The passage calls us to resist the "Edom impulse" within ourselves — the tendency to exploit the vulnerability of others, to pile on when someone is already suffering, or to take satisfaction in the misfortunes of those we resent. The specific sin condemned here is not outright attack but opportunistic cruelty: kicking the fallen. In our daily lives this can appear as gossip, social media pile-ons, or quiet satisfaction at a rival's failure.
Equally, the oracle invites Catholics to surrender the desire for personal vengeance by trusting that God's justice is real and operative — even when invisible. We are freed, as St. Paul urges, to "leave room for God's wrath" (Romans 12:19) and instead respond to evil with active good. This is not passivity but disciplined trust in divine sovereignty.
The repetition of "my anger," "my wrath," and "my vengeance" emphasizes that this is not Israel acting from its own vindictiveness — a danger explicitly warned against elsewhere (Leviticus 19:18) — but Israel serving as the instrument of God's already-declared sentence. The oracle closes with the recognition formula: "Then they will know my vengeance." As throughout Ezekiel, the purpose of judgment is ultimately revelatory: even Edom's destruction is ordered toward the acknowledgment of who Yahweh is. Judgment and knowledge of God are inseparably linked in Ezekiel's theology.

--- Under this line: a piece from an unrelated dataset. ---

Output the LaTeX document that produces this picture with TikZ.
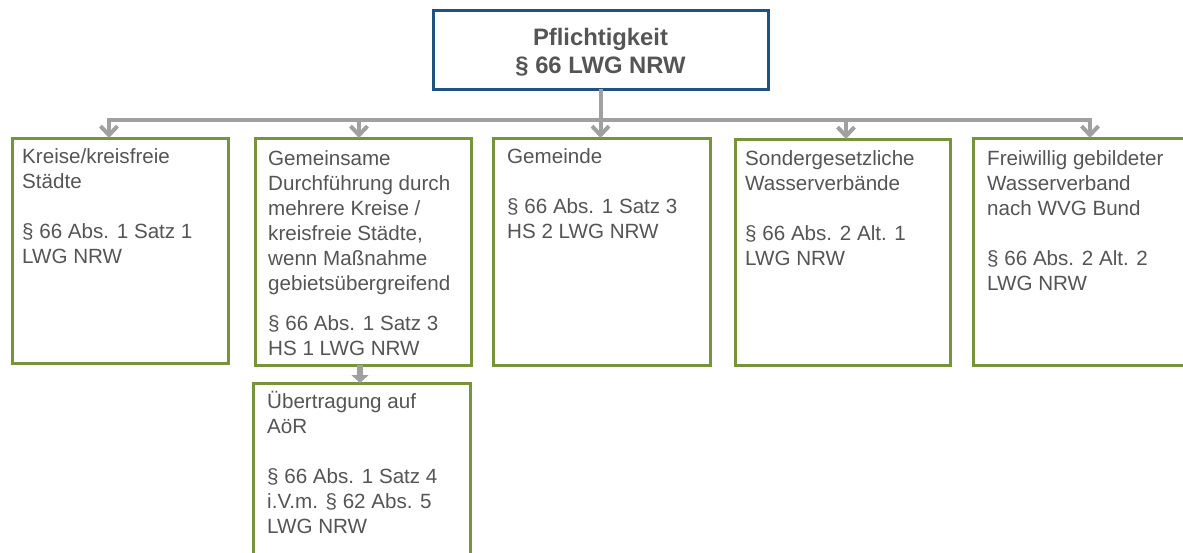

Typological and Spiritual Senses In the Catholic interpretive tradition, Edom frequently carries a typological weight beyond its literal referent. The Church Fathers read "Edom" (linked to the Hebrew adom, "red") as a figure of sinful humanity in its worldly, carnal dimension — the "Esau" principle, the one who despises his birthright for present satisfaction (Hebrews 12:16). Origen and Jerome both read the oracles against Edom as pointing beyond the historical nation to the punishment of those who persecute the Church, the New Israel, with malice and opportunistic cruelty. The image of God stretching out His hand to defend the covenant people speaks typologically of Christ's outstretched arms on the Cross — the ultimate act by which divine justice and mercy converge.